RAW DATA:
>>>

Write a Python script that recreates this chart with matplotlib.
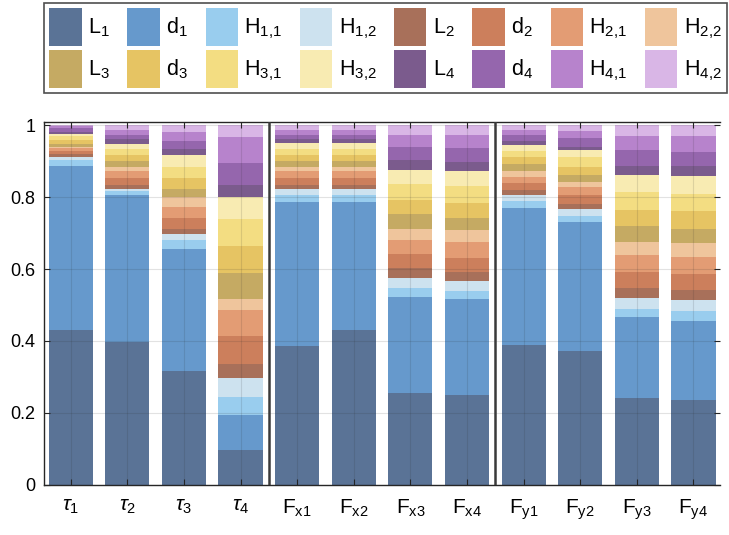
import matplotlib
matplotlib.use('Agg')
import matplotlib.pyplot as plt
import numpy as np

plt.rcParams['font.family'] = ['Liberation Sans', 'DejaVu Sans']
plt.rcParams['mathtext.fontset'] = 'custom'
plt.rcParams['mathtext.rm'] = 'Liberation Sans'
plt.rcParams['mathtext.it'] = 'Liberation Sans:italic'

bars = [r'$\tau_1$', r'$\tau_2$', r'$\tau_3$', r'$\tau_4$',
        r'$\mathrm{F_{x1}}$', r'$\mathrm{F_{x2}}$', r'$\mathrm{F_{x3}}$', r'$\mathrm{F_{x4}}$',
        r'$\mathrm{F_{y1}}$', r'$\mathrm{F_{y2}}$', r'$\mathrm{F_{y3}}$', r'$\mathrm{F_{y4}}$']

parts = [r'$\mathrm{L_1}$', r'$\mathrm{d_1}$', r'$\mathrm{H_{1{,}1}}$', r'$\mathrm{H_{1{,}2}}$',
         r'$\mathrm{L_2}$', r'$\mathrm{d_2}$', r'$\mathrm{H_{2{,}1}}$', r'$\mathrm{H_{2{,}2}}$',
         r'$\mathrm{L_3}$', r'$\mathrm{d_3}$', r'$\mathrm{H_{3{,}1}}$', r'$\mathrm{H_{3{,}2}}$',
         r'$\mathrm{L_4}$', r'$\mathrm{d_4}$', r'$\mathrm{H_{4{,}1}}$', r'$\mathrm{H_{4{,}2}}$']

colors = ['#5a7396', '#6699cc', '#99cdee', '#cde2ef',
          '#a8705a', '#cc7f5c', '#e39c74', '#efc59c',
          '#c5aa63', '#e6c463', '#f3dd82', '#f8ebb2',
          '#7b5b8d', '#9566ad', '#b783cc', '#d9b6e6']

# one row per bar, 16 shares each (L1 .. H4,2)
tau1 = [0.430, 0.458, 0.015, 0.010, 0.006, 0.010, 0.007, 0.005,
        0.006, 0.012, 0.010, 0.007, 0.006, 0.010, 0.006, 0.002]
tau2 = [0.397, 0.408, 0.012, 0.007, 0.009, 0.021, 0.020, 0.010,
        0.018, 0.014, 0.018, 0.014, 0.014, 0.012, 0.013, 0.013]
tau3 = [0.316, 0.341, 0.023, 0.018, 0.014, 0.031, 0.031, 0.026,
        0.023, 0.031, 0.030, 0.032, 0.018, 0.023, 0.024, 0.019]
tau4 = [0.096, 0.098, 0.050, 0.053, 0.040, 0.077, 0.071, 0.033,
        0.071, 0.074, 0.077, 0.060, 0.034, 0.060, 0.073, 0.033]
fx1 = [0.385, 0.403, 0.017, 0.018, 0.012, 0.019, 0.018, 0.013,
       0.015, 0.016, 0.018, 0.016, 0.012, 0.012, 0.013, 0.013]
fx2 = [0.430, 0.358, 0.017, 0.018, 0.012, 0.019, 0.018, 0.013,
       0.015, 0.016, 0.018, 0.016, 0.012, 0.012, 0.013, 0.013]
fx3 = [0.256, 0.266, 0.026, 0.028, 0.028, 0.037, 0.041, 0.030,
       0.042, 0.037, 0.046, 0.040, 0.027, 0.035, 0.033, 0.028]
fx4 = [0.249, 0.267, 0.024, 0.027, 0.026, 0.039, 0.043, 0.034,
       0.033, 0.042, 0.048, 0.042, 0.025, 0.037, 0.037, 0.027]
fy1 = [0.390, 0.380, 0.019, 0.016, 0.015, 0.019, 0.018, 0.015,
       0.021, 0.018, 0.017, 0.016, 0.012, 0.018, 0.013, 0.013]
fy2 = [0.371, 0.359, 0.019, 0.019, 0.014, 0.023, 0.023, 0.014,
       0.021, 0.022, 0.028, 0.017, 0.011, 0.024, 0.019, 0.016]
fy3 = [0.242, 0.225, 0.023, 0.029, 0.029, 0.044, 0.048, 0.035,
       0.045, 0.043, 0.051, 0.048, 0.024, 0.044, 0.039, 0.031]
fy4 = [0.237, 0.218, 0.029, 0.029, 0.028, 0.046, 0.046, 0.039,
       0.040, 0.049, 0.048, 0.051, 0.026, 0.041, 0.042, 0.031]

data = np.array([tau1, tau2, tau3, tau4, fx1, fx2, fx3, fx4, fy1, fy2, fy3, fy4])
data = data / data.sum(axis=1, keepdims=True)

fig = plt.figure(figsize=(7.29, 5.35), dpi=100)
ax = fig.add_axes([0.0597, 0.094, 0.928, 0.6785])

x = np.arange(len(bars))
bottom = np.zeros(len(bars))
handles = []
for k in range(data.shape[1]):
    h = ax.bar(x, data[:, k], width=0.78, bottom=bottom, color=colors[k],
               label=parts[k], linewidth=0)
    handles.append(h)
    bottom += data[:, k]

ax.set_xlim(-0.48, 11.47)
ax.set_ylim(0, 1.01)
ax.set_yticks([0, 0.2, 0.4, 0.6, 0.8, 1])
ax.set_yticklabels(['0', '0.2', '0.4', '0.6', '0.8', '1'])
ax.set_xticks(x)
ax.set_xticklabels(bars)
ax.tick_params(axis='y', labelsize=13, direction='in', length=4, right=True,
               color='#262626', pad=6)
ax.tick_params(axis='x', labelsize=15, direction='in', length=4, top=True,
               color='#262626', pad=9)
ax.set_axisbelow(False)
ax.grid(True, color='#262626', alpha=0.13, linewidth=0.8)
for s in ['left', 'top', 'bottom']:
    ax.spines[s].set_color('#262626')
    ax.spines[s].set_linewidth(1.0)
ax.spines['right'].set_visible(False)

for sep in [3.5, 7.5]:
    ax.axvline(sep, color='#3a3a3a', linewidth=1.8, zorder=5)

# legend fills by column, so interleave to get rows L1..H2,2 / L3..H4,2
order = [i for pair in zip(range(8), range(8, 16)) for i in pair]
leg = fig.legend(handles=[handles[i] for i in order], ncol=8, loc='upper left',
                 bbox_to_anchor=(44 / 729, 1 - 92 / 535, 683 / 729, 89 / 535),
                 mode='expand', fontsize=15.5, frameon=True, fancybox=False,
                 edgecolor='#222222', handlelength=1.5, handleheight=2.3,
                 handletextpad=0.3, columnspacing=0.5, borderpad=0.25,
                 labelspacing=0.2, borderaxespad=0)
leg.get_frame().set_linewidth(1.2)

fig.savefig('out.png', dpi=100)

<<<

DIRECTIONS FOR THIS TASK: Copy out all the data without changing anything, and drop the pictures.

THE REPLY:
Write a Python script that recreates this chart with matplotlib.
import matplotlib
matplotlib.use('Agg')
import matplotlib.pyplot as plt
import numpy as np

plt.rcParams['font.family'] = ['Liberation Sans', 'DejaVu Sans']
plt.rcParams['mathtext.fontset'] = 'custom'
plt.rcParams['mathtext.rm'] = 'Liberation Sans'
plt.rcParams['mathtext.it'] = 'Liberation Sans:italic'

bars = [r'$\tau_1$', r'$\tau_2$', r'$\tau_3$', r'$\tau_4$',
        r'$\mathrm{F_{x1}}$', r'$\mathrm{F_{x2}}$', r'$\mathrm{F_{x3}}$', r'$\mathrm{F_{x4}}$',
        r'$\mathrm{F_{y1}}$', r'$\mathrm{F_{y2}}$', r'$\mathrm{F_{y3}}$', r'$\mathrm{F_{y4}}$']

parts = [r'$\mathrm{L_1}$', r'$\mathrm{d_1}$', r'$\mathrm{H_{1{,}1}}$', r'$\mathrm{H_{1{,}2}}$',
         r'$\mathrm{L_2}$', r'$\mathrm{d_2}$', r'$\mathrm{H_{2{,}1}}$', r'$\mathrm{H_{2{,}2}}$',
         r'$\mathrm{L_3}$', r'$\mathrm{d_3}$', r'$\mathrm{H_{3{,}1}}$', r'$\mathrm{H_{3{,}2}}$',
         r'$\mathrm{L_4}$', r'$\mathrm{d_4}$', r'$\mathrm{H_{4{,}1}}$', r'$\mathrm{H_{4{,}2}}$']

colors = ['#5a7396', '#6699cc', '#99cdee', '#cde2ef',
          '#a8705a', '#cc7f5c', '#e39c74', '#efc59c',
          '#c5aa63', '#e6c463', '#f3dd82', '#f8ebb2',
          '#7b5b8d', '#9566ad', '#b783cc', '#d9b6e6']

# one row per bar, 16 shares each (L1 .. H4,2)
tau1 = [0.430, 0.458, 0.015, 0.010, 0.006, 0.010, 0.007, 0.005,
        0.006, 0.012, 0.010, 0.007, 0.006, 0.010, 0.006, 0.002]
tau2 = [0.397, 0.408, 0.012, 0.007, 0.009, 0.021, 0.020, 0.010,
        0.018, 0.014, 0.018, 0.014, 0.014, 0.012, 0.013, 0.013]
tau3 = [0.316, 0.341, 0.023, 0.018, 0.014, 0.031, 0.031, 0.026,
        0.023, 0.031, 0.030, 0.032, 0.018, 0.023, 0.024, 0.019]
tau4 = [0.096, 0.098, 0.050, 0.053, 0.040, 0.077, 0.071, 0.033,
        0.071, 0.074, 0.077, 0.060, 0.034, 0.060, 0.073, 0.033]
fx1 = [0.385, 0.403, 0.017, 0.018, 0.012, 0.019, 0.018, 0.013,
       0.015, 0.016, 0.018, 0.016, 0.012, 0.012, 0.013, 0.013]
fx2 = [0.430, 0.358, 0.017, 0.018, 0.012, 0.019, 0.018, 0.013,
       0.015, 0.016, 0.018, 0.016, 0.012, 0.012, 0.013, 0.013]
fx3 = [0.256, 0.266, 0.026, 0.028, 0.028, 0.037, 0.041, 0.030,
       0.042, 0.037, 0.046, 0.040, 0.027, 0.035, 0.033, 0.028]
fx4 = [0.249, 0.267, 0.024, 0.027, 0.026, 0.039, 0.043, 0.034,
       0.033, 0.042, 0.048, 0.042, 0.025, 0.037, 0.037, 0.027]
fy1 = [0.390, 0.380, 0.019, 0.016, 0.015, 0.019, 0.018, 0.015,
       0.021, 0.018, 0.017, 0.016, 0.012, 0.018, 0.013, 0.013]
fy2 = [0.371, 0.359, 0.019, 0.019, 0.014, 0.023, 0.023, 0.014,
       0.021, 0.022, 0.028, 0.017, 0.011, 0.024, 0.019, 0.016]
fy3 = [0.242, 0.225, 0.023, 0.029, 0.029, 0.044, 0.048, 0.035,
       0.045, 0.043, 0.051, 0.048, 0.024, 0.044, 0.039, 0.031]
fy4 = [0.237, 0.218, 0.029, 0.029, 0.028, 0.046, 0.046, 0.039,
       0.040, 0.049, 0.048, 0.051, 0.026, 0.041, 0.042, 0.031]

data = np.array([tau1, tau2, tau3, tau4, fx1, fx2, fx3, fx4, fy1, fy2, fy3, fy4])
data = data / data.sum(axis=1, keepdims=True)

fig = plt.figure(figsize=(7.29, 5.35), dpi=100)
ax = fig.add_axes([0.0597, 0.094, 0.928, 0.6785])

x = np.arange(len(bars))
bottom = np.zeros(len(bars))
handles = []
for k in range(data.shape[1]):
    h = ax.bar(x, data[:, k], width=0.78, bottom=bottom, color=colors[k],
               label=parts[k], linewidth=0)
    handles.append(h)
    bottom += data[:, k]

ax.set_xlim(-0.48, 11.47)
ax.set_ylim(0, 1.01)
ax.set_yticks([0, 0.2, 0.4, 0.6, 0.8, 1])
ax.set_yticklabels(['0', '0.2', '0.4', '0.6', '0.8', '1'])
ax.set_xticks(x)
ax.set_xticklabels(bars)
ax.tick_params(axis='y', labelsize=13, direction='in', length=4, right=True,
               color='#262626', pad=6)
ax.tick_params(axis='x', labelsize=15, direction='in', length=4, top=True,
               color='#262626', pad=9)
ax.set_axisbelow(False)
ax.grid(True, color='#262626', alpha=0.13, linewidth=0.8)
for s in ['left', 'top', 'bottom']:
    ax.spines[s].set_color('#262626')
    ax.spines[s].set_linewidth(1.0)
ax.spines['right'].set_visible(False)

for sep in [3.5, 7.5]:
    ax.axvline(sep, color='#3a3a3a', linewidth=1.8, zorder=5)

# legend fills by column, so interleave to get rows L1..H2,2 / L3..H4,2
order = [i for pair in zip(range(8), range(8, 16)) for i in pair]
leg = fig.legend(handles=[handles[i] for i in order], ncol=8, loc='upper left',
                 bbox_to_anchor=(44 / 729, 1 - 92 / 535, 683 / 729, 89 / 535),
                 mode='expand', fontsize=15.5, frameon=True, fancybox=False,
                 edgecolor='#222222', handlelength=1.5, handleheight=2.3,
                 handletextpad=0.3, columnspacing=0.5, borderpad=0.25,
                 labelspacing=0.2, borderaxespad=0)
leg.get_frame().set_linewidth(1.2)

fig.savefig('out.png', dpi=100)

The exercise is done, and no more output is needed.